Madeleine Brand speaks with Stephen DeFerrari, who rode out Hurricane Katrina in his New Orleans home. He's now trapped there, with three feet of water submerging his neighborhood, trying to find a way out.


Now to people trapped in New Orleans. DAY TO DAY's Madeleine Brand spoke to Steven DeFerrare(ph), who rode out Hurricane Katrina in his house in the Carrollton section of New Orleans. He's still there; there's three feet of water outside. He's trying to find a way to get out.

Mr. STEVEN DeFERRARE (New Orleans Resident): We live in a raised house, and the water got up to--the highest point, it got to about a foot of coming into our house.


And so are you waiting to be rescued?

Mr. DeFERRARE: Yeah. We kind of banded together with two other couples in this neighborhood, and we got ourselves a canoe and a raft. And one of the girls in this group is--her brother is a deputy sheriff in Baton Rouge, and he's got a big truck and he's coming to get us, if we can get to a certain area. We couldn't all go at once, so some of them are already--Come here, Pam. Talk to them. Come here.

PAM (Wife): Hello.

BRAND: Hi. Who's this?

PAM: This is Pam, Steven's wife. I was just calling my husband 'cause there's two men coming up the street in the water. And not knowing who's OK and who isn't--our raft is on the porch. I'm sure if somebody sees it, they're going to try and take it.

BRAND: So you're afraid of looters.

PAM: Well, yeah. I'm afraid of them trying to take our raft right now just 'cause that's the only way out. And I have cats, several cats--he'll tell you. I'm going to put him back on.


Mr. DeFERRARE: Hello?

BRAND: Hi. So what happened?

Mr. DeFERRARE: Yeah, I'm sorry. So there was some people walking by the corner--well, wading by the corner, and they don't look like they're up to any good.

BRAND: So they were eyeing your raft, your canoe?

Mr. DeFERRARE: Yeah, they were. And then they saw me and kept going.

BRAND: Are you armed?

Mr. DeFERRARE: Yes, I am.

BRAND: Would you shoot someone if they tried to come in or get your canoe or raft?

Mr. DeFERRARE: I don't think I'd shoot somebody over the canoe or raft, but I would shoot them if they were going to harm me or my wife.

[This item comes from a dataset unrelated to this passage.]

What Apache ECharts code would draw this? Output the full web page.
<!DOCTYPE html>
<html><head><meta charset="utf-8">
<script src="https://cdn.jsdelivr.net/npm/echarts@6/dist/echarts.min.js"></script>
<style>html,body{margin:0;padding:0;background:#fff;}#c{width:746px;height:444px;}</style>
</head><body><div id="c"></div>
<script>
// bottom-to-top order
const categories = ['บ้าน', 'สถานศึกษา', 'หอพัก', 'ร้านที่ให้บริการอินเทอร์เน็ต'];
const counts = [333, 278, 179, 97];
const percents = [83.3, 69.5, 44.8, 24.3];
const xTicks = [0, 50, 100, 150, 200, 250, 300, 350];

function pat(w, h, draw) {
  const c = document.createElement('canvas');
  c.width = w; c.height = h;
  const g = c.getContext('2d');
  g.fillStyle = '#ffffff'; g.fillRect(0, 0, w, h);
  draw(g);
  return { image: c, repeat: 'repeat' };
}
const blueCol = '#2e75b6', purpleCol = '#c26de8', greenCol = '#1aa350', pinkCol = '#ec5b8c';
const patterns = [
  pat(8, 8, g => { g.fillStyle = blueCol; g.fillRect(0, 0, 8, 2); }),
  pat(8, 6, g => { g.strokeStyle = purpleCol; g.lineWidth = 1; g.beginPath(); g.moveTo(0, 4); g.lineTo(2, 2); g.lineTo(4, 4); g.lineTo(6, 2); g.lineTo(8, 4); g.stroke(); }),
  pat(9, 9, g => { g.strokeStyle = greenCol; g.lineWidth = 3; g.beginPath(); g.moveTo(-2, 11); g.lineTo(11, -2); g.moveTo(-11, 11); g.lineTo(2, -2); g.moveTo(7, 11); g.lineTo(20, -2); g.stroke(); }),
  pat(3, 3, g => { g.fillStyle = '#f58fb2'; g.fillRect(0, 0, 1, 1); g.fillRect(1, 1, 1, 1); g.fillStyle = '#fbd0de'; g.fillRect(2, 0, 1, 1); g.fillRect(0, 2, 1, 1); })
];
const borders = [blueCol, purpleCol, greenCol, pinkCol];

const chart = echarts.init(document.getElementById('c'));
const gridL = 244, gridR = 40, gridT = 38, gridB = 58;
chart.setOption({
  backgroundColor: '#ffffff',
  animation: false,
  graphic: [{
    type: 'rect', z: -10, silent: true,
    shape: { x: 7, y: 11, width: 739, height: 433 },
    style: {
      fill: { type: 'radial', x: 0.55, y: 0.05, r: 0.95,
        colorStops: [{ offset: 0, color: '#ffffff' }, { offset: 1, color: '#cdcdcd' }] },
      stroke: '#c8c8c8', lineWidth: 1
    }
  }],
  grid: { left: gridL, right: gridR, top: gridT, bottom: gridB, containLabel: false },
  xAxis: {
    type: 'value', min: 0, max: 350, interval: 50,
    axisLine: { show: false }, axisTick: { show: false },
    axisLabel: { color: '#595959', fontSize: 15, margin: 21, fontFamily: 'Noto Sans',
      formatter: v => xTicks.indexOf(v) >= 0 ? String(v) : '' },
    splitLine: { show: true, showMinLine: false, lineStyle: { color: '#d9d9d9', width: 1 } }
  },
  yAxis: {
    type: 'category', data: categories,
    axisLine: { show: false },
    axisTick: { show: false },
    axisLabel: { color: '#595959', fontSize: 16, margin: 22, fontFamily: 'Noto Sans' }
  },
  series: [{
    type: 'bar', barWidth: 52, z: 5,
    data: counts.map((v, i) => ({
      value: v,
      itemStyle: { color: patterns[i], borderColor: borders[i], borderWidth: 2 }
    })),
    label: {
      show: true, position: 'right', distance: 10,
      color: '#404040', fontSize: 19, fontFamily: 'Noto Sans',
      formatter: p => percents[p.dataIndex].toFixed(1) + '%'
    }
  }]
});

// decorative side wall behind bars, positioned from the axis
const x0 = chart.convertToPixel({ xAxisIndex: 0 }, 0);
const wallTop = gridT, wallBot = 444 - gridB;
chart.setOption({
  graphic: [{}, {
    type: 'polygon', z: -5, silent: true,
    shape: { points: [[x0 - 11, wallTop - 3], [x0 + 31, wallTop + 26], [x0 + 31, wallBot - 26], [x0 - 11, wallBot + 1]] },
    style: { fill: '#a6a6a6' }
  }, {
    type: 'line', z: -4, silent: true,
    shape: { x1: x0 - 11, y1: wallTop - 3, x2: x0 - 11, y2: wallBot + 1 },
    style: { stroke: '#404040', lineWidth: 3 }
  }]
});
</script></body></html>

BRAND: So let me get your plan straight. You're going to get into the raft and go where?

Mr. DeFERRARE: To St. Charles Avenue. St. Charles Avenue is dry.

BRAND: And do you expect to return to your house?

Mr. DeFERRARE: Yeah. Yeah, probably as soon as the water goes down and we can drive back in, I'll return and I don't know what we'll do. We won't have power for--they say it could be months before there's power. I do know that our shop is gone; it was totally washed away. So I don't think I will have any work to do for a long, long time, at least here.

BRAND: Well, you must be heartbroken and devastated at what you see and the prospects.

Mr. DeFERRARE: Oh, yeah. It's like--it hasn't even really hit me yet. I haven't slept since--I don't know--Saturday. I haven't eaten much. We do have plenty of water, so that's one good thing. But I guess when the shock hits--it's unbelievable. I wouldn't even know how to describe it. It's totally unbelievable.

BRAND: Well, Mr. DeFerrare, best of luck to you.

Mr. DeFERRARE: Thank you. Appreciate that.

CHADWICK: Steven DeFerrare and his wife, Pam, speaking with DAY TO DAY's Madeleine Brand.